- GIVEN DATA -
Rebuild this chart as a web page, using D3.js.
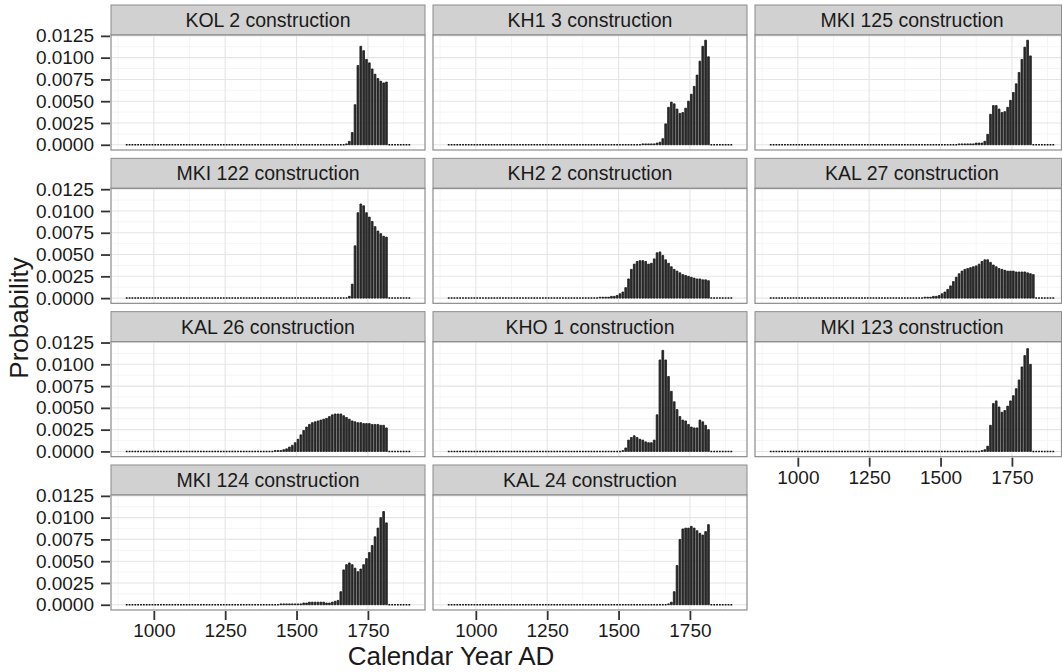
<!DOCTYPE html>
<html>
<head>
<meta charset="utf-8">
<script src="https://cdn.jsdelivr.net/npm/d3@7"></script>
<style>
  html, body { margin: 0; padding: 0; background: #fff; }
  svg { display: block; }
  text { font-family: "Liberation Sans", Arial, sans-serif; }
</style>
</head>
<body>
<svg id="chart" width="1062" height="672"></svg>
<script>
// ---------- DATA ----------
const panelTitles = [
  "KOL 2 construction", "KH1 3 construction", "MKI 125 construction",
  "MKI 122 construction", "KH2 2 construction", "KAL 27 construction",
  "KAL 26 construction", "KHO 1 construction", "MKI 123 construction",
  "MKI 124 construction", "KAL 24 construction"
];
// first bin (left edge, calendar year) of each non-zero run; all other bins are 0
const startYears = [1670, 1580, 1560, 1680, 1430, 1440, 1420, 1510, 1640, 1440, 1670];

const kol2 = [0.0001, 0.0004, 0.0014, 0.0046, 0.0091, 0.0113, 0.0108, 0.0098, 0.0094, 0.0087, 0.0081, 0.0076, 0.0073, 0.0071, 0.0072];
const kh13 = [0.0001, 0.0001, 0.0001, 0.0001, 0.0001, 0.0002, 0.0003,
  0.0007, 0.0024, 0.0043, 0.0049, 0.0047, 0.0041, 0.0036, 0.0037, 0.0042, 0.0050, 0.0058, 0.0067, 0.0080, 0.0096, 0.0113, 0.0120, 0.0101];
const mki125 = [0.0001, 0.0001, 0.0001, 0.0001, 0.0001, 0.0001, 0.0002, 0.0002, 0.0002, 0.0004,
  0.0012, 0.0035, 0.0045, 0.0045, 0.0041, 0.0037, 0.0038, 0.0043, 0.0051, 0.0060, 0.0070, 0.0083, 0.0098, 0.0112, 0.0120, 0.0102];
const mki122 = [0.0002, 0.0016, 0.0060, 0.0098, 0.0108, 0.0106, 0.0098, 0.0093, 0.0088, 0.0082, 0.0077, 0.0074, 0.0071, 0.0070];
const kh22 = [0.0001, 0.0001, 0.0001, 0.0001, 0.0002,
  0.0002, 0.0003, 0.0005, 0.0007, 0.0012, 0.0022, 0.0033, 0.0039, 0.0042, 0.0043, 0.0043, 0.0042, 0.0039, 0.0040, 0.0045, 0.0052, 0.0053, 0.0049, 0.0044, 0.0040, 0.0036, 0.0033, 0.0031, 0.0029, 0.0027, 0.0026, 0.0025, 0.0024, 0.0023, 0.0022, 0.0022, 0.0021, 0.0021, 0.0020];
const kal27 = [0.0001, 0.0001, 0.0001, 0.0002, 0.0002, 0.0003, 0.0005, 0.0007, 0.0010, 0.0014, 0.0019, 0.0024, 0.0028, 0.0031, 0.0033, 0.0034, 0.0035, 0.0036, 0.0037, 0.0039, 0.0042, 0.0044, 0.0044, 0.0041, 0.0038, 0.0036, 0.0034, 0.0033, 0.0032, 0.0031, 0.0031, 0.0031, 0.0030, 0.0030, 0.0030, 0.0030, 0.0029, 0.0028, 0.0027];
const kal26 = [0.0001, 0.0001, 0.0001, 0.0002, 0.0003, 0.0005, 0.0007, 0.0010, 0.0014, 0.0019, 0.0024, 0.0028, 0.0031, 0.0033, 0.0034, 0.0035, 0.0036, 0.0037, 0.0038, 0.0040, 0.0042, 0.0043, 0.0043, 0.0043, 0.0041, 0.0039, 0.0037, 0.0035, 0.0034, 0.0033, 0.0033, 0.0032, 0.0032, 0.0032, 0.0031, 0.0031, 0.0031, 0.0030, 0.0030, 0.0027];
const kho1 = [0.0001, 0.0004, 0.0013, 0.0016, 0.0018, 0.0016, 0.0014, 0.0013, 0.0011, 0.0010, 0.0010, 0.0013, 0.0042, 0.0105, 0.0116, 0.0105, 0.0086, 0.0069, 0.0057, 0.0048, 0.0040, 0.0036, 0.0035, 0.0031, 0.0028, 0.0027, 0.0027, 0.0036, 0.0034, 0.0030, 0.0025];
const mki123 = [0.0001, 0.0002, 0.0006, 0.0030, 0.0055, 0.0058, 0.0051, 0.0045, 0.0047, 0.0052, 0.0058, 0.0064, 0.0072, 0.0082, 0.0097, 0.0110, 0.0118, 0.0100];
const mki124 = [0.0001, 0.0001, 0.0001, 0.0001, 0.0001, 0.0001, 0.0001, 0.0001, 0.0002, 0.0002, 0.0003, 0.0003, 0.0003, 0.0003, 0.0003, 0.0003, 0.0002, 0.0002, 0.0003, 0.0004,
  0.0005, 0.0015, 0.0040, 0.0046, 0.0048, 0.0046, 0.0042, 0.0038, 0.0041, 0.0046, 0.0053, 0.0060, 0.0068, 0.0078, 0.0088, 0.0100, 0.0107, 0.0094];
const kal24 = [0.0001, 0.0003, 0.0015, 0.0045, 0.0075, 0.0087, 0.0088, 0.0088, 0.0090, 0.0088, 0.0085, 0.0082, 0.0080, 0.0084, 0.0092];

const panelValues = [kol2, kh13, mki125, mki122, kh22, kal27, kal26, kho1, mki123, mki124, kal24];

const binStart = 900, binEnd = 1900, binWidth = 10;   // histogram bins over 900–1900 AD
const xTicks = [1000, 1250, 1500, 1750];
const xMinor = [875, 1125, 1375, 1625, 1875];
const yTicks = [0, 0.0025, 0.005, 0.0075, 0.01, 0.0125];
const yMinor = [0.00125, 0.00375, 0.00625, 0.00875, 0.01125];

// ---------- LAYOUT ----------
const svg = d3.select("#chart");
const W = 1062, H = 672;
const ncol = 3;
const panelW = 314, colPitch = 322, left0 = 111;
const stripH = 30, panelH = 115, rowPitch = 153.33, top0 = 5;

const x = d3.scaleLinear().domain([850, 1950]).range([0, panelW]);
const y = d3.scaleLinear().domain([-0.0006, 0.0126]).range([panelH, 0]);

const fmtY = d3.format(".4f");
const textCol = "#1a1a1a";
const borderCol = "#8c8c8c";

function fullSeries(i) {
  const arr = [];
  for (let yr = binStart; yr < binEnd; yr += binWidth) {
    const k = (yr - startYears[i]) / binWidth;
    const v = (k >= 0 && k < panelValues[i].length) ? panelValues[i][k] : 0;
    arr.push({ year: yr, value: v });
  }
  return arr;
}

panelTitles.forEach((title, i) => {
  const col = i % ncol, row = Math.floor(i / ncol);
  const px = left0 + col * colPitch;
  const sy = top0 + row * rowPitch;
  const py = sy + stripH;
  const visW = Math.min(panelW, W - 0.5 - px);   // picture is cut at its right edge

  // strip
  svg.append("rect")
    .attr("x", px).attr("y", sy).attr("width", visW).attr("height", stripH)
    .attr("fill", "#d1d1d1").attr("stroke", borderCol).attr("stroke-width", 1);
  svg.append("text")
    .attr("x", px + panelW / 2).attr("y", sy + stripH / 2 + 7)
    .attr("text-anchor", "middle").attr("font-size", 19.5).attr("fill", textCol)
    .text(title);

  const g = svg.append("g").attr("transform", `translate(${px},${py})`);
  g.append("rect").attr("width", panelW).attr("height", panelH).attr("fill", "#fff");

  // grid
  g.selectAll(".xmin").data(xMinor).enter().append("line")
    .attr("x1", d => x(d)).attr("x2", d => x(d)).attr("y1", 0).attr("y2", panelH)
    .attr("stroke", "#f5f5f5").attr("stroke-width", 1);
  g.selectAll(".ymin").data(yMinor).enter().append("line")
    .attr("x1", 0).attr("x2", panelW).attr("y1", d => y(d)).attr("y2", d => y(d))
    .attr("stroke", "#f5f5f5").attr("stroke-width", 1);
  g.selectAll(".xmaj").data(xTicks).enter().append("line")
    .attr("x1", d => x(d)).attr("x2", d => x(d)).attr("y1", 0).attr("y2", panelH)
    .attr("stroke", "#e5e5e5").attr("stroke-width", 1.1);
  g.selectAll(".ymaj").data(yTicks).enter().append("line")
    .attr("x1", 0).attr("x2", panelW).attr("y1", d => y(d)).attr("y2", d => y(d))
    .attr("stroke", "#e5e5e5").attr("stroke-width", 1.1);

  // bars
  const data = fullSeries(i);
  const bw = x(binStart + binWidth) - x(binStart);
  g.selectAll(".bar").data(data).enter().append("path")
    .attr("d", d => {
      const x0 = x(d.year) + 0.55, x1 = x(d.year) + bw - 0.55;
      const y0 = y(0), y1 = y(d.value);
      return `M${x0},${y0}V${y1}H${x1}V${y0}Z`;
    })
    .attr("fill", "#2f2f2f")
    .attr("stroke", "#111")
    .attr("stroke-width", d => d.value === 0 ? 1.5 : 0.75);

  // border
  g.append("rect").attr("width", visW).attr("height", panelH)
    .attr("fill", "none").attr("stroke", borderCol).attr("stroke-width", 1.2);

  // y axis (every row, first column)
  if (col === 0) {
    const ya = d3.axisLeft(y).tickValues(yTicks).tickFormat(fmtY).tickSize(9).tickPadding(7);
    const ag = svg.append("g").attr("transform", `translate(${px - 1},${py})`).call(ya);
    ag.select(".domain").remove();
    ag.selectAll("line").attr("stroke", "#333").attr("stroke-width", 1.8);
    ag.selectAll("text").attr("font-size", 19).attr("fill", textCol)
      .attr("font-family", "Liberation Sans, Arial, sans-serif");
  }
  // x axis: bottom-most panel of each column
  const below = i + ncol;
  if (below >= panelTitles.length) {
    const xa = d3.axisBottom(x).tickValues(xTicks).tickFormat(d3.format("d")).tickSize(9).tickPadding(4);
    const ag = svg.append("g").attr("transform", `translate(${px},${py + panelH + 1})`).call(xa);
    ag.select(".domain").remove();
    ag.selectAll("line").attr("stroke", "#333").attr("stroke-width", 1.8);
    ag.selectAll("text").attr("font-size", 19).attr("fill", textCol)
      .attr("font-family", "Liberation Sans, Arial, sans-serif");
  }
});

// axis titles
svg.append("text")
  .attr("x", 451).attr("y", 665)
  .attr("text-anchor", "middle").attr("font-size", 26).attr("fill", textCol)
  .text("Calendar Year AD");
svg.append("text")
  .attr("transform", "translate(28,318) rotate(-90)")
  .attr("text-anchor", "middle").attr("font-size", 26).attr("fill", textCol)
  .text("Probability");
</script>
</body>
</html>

- TASK BRIEF -
Return only the lines from the start of the data through the line that contains "1640, 1440, 1670];", please, copying them exactly and omitting all pictures.

- COMPLETE RESPONSE -
Rebuild this chart as a web page, using D3.js.
<!DOCTYPE html>
<html>
<head>
<meta charset="utf-8">
<script src="https://cdn.jsdelivr.net/npm/d3@7"></script>
<style>
  html, body { margin: 0; padding: 0; background: #fff; }
  svg { display: block; }
  text { font-family: "Liberation Sans", Arial, sans-serif; }
</style>
</head>
<body>
<svg id="chart" width="1062" height="672"></svg>
<script>
// ---------- DATA ----------
const panelTitles = [
  "KOL 2 construction", "KH1 3 construction", "MKI 125 construction",
  "MKI 122 construction", "KH2 2 construction", "KAL 27 construction",
  "KAL 26 construction", "KHO 1 construction", "MKI 123 construction",
  "MKI 124 construction", "KAL 24 construction"
];
// first bin (left edge, calendar year) of each non-zero run; all other bins are 0
const startYears = [1670, 1580, 1560, 1680, 1430, 1440, 1420, 1510, 1640, 1440, 1670];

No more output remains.